Comic Book Review: The Fix, Volume 1: Where Beagles Dare

Comic Book Review: The Fix, Volume 1: Where Beagles Dare written by Nick Spencer, art by Steve Lieber

Disclaimer: I received this book as a Goodreads giveaway for the purpose of writing this review.  No other compensation was requested or offered.

The Fix Volume One Where Beagles Dare

Roy and Mac are crooked cops in Los Angeles.  Unfortunately, they’re not very good at being crooked.  Or cops.  They’ve gotten themselves deep into debt with the Mob, and now the local crimelord wants them to do him a favor.  A large favor that’s going to take more smarts than these two have put together…and involves a beagle named Pretzels.
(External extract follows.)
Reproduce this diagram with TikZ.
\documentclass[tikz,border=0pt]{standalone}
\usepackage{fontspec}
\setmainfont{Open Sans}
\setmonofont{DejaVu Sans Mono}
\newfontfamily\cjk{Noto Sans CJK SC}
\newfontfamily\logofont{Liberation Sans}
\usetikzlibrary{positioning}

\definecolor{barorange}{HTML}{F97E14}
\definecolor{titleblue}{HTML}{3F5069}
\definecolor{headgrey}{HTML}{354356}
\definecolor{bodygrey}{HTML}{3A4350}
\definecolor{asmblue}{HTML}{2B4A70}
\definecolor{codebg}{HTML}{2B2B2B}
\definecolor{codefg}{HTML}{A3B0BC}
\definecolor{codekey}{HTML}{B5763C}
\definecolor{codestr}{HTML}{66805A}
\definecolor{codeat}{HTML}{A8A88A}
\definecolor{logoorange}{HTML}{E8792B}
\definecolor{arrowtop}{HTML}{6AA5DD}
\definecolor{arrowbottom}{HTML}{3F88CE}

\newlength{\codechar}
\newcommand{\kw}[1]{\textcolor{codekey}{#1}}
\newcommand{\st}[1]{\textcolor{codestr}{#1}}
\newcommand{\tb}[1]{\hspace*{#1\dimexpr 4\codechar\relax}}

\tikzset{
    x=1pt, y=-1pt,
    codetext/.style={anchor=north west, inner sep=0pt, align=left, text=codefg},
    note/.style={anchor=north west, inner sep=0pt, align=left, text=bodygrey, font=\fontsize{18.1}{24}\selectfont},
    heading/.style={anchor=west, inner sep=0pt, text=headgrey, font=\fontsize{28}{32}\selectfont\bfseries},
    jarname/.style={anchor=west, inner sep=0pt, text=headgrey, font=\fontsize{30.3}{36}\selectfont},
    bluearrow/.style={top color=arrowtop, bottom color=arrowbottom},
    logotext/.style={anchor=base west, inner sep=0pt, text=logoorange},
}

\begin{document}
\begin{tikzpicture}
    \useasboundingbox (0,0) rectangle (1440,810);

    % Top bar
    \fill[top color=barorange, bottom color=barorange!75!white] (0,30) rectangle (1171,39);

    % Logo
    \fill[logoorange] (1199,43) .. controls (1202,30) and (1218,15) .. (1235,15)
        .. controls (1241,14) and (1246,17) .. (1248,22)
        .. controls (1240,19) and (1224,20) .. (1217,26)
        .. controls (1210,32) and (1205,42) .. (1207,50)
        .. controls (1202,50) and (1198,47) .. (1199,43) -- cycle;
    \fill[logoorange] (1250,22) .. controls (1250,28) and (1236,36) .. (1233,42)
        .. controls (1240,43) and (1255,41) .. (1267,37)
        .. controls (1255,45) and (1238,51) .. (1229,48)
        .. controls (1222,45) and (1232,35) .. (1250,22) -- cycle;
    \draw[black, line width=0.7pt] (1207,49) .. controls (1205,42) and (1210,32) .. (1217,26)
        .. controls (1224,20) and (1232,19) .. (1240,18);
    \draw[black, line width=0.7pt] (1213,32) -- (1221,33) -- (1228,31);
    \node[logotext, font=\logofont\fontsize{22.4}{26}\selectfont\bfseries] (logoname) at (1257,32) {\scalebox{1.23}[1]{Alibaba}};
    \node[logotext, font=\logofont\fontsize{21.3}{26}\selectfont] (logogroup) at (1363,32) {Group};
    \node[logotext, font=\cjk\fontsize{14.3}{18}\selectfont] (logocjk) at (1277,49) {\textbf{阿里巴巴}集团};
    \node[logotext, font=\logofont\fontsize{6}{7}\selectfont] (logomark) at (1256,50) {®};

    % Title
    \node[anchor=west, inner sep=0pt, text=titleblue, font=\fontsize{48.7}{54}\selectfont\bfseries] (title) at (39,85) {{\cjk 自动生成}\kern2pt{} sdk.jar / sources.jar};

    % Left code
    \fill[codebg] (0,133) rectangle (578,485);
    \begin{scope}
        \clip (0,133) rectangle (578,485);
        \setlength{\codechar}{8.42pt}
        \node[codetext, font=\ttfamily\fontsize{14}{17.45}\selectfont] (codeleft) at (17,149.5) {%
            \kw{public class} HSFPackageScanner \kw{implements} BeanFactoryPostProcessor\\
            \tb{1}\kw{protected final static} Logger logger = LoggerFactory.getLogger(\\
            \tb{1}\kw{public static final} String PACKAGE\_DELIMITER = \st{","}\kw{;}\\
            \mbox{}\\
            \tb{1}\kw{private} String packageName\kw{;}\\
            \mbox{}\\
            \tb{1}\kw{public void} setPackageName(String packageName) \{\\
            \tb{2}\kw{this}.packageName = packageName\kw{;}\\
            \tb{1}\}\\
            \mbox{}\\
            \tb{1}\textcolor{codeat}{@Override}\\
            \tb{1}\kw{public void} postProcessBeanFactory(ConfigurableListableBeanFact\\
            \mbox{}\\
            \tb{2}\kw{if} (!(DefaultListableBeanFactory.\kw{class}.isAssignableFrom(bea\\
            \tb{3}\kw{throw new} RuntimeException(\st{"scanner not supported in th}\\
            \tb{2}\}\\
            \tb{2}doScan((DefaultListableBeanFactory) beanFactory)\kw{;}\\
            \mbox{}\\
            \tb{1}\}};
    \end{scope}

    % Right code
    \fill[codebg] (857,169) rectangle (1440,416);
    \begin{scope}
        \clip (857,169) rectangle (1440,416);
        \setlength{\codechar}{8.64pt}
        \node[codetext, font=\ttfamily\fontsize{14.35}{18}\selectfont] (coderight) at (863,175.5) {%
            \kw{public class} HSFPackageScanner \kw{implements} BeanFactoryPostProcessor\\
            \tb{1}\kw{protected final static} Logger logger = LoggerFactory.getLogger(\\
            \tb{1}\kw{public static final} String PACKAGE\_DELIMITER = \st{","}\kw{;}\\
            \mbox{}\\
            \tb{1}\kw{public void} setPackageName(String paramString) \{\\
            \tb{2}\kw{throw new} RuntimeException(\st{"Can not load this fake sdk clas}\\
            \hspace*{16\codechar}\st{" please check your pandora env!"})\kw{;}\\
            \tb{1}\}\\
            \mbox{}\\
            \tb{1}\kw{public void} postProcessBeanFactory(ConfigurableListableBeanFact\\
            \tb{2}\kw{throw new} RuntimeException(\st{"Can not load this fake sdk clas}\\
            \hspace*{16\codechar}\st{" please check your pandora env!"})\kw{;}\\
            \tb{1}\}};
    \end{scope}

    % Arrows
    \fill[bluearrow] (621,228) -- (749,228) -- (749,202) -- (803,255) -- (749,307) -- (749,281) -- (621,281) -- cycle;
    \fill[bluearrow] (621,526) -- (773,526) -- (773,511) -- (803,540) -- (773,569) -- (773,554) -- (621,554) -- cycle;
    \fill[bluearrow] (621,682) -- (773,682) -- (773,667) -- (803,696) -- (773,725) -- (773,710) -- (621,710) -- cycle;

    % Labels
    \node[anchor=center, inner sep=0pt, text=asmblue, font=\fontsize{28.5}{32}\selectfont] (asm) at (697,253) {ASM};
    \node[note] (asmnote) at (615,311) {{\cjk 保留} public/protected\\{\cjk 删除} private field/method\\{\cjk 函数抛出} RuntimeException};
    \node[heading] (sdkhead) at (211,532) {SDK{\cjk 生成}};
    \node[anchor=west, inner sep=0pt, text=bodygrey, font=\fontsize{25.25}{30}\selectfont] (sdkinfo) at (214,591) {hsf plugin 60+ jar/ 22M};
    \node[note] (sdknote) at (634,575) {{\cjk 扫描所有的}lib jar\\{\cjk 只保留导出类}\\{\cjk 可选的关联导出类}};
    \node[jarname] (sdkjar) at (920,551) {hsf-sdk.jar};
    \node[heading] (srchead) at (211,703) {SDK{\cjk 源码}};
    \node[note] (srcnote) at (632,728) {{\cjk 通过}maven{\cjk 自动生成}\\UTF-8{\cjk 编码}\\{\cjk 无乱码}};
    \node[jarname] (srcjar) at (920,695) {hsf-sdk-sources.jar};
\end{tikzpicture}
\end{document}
Of course, the actual plot is much more complicated than that, and most of this first volume of the comic book series is dedicated to setting up the many moving pieces of the story, some of which Roy and Mac have no clue about.   There’s at least one scene which makes me wonder if there’s going to be a sudden genre change in the next volume.   This does create the problem that my opinion of the series might drastically change based on how well all the pieces fit together in the back half of the story.

Roy is our narrator, a sleazy grifter who isn’t as smart as he thinks he is, and tries to project a “lovable rogue” image without being likable.  His schemes succeed less often because they’re well thought-out than that they are so stupid and audacious that people don’t realize it was an actual plan.  That, and a crooked Internal Affairs officer is covering for him.  Roy doesn’t learn from his mistakes, and operates under the assumption that everyone else is secretly just as awful as he is, but covering it up better, or stupid.
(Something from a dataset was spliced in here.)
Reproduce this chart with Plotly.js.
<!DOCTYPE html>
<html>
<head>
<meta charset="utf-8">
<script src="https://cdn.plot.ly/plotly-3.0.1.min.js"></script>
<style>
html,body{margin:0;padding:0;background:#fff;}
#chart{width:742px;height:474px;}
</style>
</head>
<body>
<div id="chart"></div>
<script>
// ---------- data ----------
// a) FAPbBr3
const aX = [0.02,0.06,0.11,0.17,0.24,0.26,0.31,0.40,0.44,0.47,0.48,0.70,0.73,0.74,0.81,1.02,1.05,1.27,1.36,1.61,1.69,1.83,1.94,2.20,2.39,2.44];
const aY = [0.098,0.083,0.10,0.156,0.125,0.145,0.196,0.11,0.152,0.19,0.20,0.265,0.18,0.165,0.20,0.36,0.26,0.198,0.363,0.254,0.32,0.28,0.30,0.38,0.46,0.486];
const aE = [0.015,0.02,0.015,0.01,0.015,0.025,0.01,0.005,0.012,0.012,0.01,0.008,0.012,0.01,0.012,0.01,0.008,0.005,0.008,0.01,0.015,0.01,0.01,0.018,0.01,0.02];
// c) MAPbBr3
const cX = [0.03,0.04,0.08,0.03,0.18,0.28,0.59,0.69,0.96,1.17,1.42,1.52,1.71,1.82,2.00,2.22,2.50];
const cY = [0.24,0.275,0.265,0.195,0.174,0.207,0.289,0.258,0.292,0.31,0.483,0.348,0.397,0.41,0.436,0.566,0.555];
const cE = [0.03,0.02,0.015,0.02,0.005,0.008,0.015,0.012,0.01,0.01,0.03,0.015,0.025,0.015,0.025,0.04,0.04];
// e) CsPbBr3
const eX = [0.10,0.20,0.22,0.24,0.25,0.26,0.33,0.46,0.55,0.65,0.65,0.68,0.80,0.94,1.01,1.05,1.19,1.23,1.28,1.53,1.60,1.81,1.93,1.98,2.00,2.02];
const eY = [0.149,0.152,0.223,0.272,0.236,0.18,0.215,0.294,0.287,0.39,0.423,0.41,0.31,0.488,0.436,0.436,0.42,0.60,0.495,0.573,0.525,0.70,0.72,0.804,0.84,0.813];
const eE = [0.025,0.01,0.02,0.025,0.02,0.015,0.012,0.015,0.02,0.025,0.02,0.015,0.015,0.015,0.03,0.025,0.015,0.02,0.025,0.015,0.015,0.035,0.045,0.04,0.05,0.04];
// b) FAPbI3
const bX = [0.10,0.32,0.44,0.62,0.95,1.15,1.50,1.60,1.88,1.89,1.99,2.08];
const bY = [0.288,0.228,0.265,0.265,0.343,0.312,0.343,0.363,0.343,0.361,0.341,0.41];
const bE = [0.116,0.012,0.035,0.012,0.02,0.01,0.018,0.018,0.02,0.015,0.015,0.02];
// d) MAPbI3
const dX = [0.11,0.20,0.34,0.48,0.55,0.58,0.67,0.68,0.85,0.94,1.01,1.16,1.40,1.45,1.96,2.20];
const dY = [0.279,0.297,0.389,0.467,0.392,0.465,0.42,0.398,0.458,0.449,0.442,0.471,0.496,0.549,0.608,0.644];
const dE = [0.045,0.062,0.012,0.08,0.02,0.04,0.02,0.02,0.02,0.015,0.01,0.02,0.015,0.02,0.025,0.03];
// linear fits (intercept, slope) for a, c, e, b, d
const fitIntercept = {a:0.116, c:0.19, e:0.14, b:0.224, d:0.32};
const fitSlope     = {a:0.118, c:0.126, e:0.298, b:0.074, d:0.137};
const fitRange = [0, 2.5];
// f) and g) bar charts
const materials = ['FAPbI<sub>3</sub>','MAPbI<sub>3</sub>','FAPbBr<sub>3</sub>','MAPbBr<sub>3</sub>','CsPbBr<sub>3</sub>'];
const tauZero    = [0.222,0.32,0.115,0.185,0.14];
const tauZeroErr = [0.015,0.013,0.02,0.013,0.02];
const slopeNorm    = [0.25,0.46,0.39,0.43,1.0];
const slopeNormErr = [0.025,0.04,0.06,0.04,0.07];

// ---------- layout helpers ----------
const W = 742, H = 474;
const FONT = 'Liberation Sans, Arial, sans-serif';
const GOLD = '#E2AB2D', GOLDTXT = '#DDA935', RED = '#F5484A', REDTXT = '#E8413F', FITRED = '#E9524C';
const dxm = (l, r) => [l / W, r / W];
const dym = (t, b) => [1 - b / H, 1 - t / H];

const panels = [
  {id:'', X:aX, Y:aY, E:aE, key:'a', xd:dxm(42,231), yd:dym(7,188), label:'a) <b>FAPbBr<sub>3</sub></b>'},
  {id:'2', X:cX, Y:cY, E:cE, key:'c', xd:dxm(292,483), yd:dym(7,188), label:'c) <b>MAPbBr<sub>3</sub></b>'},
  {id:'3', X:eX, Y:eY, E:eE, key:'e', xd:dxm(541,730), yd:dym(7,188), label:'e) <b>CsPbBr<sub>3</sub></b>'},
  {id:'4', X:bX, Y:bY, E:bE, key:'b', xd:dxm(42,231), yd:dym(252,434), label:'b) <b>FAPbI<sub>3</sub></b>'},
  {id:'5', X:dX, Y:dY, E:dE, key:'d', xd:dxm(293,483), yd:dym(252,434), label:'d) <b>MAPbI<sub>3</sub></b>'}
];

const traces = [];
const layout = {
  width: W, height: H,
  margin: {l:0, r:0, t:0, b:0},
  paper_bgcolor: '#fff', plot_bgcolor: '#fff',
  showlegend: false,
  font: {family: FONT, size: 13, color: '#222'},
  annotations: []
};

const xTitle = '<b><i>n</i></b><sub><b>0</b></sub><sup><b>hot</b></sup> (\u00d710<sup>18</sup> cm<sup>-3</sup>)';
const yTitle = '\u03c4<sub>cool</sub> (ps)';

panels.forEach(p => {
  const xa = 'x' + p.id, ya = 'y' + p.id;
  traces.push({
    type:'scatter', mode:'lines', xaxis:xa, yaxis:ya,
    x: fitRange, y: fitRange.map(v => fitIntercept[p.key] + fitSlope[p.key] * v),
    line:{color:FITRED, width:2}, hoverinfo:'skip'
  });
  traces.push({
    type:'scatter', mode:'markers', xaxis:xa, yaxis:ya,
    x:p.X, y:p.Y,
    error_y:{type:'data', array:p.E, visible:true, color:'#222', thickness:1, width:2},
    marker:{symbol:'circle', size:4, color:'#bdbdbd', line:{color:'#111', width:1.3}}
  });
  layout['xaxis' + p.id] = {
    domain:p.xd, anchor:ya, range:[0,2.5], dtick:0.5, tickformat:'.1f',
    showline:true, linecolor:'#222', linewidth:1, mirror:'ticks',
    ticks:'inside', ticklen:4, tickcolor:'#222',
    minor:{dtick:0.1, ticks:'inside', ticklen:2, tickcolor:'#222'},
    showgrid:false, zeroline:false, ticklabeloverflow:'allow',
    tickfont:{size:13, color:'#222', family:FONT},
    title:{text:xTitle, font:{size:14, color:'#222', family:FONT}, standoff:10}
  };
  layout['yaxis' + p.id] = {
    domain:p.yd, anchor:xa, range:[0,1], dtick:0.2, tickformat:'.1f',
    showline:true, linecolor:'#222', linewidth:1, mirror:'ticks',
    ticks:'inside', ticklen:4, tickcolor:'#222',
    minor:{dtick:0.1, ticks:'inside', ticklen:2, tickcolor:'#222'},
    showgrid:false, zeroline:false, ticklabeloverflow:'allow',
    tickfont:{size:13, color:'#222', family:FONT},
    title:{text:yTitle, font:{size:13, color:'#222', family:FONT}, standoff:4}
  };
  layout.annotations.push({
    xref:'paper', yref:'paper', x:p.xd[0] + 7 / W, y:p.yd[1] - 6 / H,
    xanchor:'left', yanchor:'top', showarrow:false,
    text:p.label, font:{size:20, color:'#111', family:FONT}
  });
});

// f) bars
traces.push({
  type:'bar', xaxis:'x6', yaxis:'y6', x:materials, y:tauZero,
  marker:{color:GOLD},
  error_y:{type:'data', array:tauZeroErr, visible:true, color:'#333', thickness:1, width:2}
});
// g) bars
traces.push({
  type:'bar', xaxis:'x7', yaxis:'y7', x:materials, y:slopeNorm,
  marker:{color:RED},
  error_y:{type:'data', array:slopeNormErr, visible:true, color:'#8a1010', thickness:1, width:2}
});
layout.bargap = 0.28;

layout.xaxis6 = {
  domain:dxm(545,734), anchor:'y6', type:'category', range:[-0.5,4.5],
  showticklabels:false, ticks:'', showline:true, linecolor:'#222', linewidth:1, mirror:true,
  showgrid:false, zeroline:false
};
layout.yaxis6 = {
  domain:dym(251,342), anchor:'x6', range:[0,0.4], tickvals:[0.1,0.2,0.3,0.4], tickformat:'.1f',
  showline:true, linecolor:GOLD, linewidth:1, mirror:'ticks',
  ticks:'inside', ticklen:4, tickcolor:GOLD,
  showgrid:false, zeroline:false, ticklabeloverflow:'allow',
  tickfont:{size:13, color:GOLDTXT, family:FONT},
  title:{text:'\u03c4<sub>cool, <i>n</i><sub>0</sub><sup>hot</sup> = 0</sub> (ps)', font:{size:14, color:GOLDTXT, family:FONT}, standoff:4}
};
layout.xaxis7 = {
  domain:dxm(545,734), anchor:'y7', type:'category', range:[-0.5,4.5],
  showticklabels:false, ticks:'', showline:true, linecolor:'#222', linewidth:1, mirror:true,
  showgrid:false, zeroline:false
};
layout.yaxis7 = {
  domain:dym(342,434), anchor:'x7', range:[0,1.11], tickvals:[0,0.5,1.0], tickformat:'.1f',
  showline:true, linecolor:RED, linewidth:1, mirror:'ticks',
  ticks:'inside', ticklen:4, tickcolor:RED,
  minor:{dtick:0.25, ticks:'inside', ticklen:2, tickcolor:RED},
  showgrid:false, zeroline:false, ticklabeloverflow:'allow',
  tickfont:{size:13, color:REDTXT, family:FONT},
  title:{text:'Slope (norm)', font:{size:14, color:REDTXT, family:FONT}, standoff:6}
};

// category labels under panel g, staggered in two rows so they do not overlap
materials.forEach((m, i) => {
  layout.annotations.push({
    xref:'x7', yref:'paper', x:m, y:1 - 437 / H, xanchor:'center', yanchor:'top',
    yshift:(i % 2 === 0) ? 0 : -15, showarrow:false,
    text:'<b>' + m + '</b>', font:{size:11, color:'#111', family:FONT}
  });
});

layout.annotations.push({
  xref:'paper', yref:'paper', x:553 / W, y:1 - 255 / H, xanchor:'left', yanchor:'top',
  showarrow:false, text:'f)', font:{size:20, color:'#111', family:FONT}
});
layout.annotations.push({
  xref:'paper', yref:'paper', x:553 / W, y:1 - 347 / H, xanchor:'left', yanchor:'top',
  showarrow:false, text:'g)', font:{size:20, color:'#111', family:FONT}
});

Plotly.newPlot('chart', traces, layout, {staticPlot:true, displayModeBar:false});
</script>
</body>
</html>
Mac is slightly more sympathetic, being the follower type–he could have developed some decency if he had a better friend than Roy.  Mac is vaguely aware that following Roy’s lead always gets them in worse trouble, but doesn’t know any other way of doing things.
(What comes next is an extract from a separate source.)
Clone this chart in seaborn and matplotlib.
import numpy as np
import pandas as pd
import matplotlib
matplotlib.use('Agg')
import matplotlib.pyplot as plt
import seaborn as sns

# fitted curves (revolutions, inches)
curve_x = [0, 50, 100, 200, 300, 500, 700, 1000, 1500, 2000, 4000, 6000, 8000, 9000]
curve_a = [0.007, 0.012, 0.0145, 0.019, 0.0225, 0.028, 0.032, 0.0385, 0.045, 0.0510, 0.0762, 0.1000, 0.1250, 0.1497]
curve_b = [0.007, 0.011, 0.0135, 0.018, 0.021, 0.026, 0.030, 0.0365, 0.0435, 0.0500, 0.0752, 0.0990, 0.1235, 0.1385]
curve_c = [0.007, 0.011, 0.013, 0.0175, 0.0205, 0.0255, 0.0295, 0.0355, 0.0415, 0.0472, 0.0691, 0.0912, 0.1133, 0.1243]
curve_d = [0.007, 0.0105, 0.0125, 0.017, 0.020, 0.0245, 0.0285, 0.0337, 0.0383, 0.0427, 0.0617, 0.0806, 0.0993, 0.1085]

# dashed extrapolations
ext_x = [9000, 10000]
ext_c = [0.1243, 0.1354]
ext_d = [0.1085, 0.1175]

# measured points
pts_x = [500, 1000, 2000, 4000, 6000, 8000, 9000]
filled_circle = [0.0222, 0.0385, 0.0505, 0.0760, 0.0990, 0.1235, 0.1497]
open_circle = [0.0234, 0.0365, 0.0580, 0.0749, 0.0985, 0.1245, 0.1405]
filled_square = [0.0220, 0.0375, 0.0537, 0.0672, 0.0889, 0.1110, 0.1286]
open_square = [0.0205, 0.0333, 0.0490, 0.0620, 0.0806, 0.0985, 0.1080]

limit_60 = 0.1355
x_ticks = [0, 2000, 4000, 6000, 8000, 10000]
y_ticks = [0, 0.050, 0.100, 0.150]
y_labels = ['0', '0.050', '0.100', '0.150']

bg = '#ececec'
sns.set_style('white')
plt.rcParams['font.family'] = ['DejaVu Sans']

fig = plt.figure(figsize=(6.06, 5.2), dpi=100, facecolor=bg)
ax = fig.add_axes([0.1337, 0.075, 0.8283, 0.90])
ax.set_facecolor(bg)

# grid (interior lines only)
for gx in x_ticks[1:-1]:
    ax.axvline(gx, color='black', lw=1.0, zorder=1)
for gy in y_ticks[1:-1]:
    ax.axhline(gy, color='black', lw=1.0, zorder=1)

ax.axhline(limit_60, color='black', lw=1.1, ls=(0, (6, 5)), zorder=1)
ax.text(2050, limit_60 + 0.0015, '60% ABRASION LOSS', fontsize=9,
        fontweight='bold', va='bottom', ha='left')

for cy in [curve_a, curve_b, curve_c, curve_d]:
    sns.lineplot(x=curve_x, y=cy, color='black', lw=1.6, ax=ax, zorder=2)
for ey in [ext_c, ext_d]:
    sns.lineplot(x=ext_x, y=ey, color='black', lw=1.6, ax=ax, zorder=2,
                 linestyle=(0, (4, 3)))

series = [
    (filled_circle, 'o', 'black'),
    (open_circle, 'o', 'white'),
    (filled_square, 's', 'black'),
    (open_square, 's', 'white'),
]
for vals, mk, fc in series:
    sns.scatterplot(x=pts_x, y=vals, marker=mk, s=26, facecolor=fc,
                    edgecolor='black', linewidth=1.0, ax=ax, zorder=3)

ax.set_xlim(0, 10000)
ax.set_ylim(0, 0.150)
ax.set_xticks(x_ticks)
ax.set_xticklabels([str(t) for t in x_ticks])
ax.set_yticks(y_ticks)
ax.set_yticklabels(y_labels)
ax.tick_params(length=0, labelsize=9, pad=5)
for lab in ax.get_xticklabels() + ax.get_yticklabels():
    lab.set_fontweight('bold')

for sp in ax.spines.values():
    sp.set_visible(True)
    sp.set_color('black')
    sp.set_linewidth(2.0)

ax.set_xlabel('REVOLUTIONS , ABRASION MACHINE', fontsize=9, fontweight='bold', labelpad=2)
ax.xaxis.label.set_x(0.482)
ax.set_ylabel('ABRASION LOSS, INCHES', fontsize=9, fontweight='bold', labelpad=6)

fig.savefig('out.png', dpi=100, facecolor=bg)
I should mention that this is a comedy, with riffs on Hollywood option deals, anti-vaxxers and celebutantes, among other targets.  Most of the humor is vulgar, with body fluids, sexual references and foul language, as well as some gory violence played for laughs.  It’s got a “Mature Readers” rating for a reason.

The art is okay, but I really want to point up Ryan Hill’s coloring job as his work carries several sequences where pencils & inks just aren’t enough.

Overall?  Again, a lot will depend on the conclusion of the series and how well all the moving pieces mesh together.  I don’t really care much what happens to Roy or Mac, but at this point I do want to know what is up with Pretzels and hope he succeeds at bringing down the criminals.

Recommended to fans of the creators–others should wait until the second volume is confirmed up to snuff.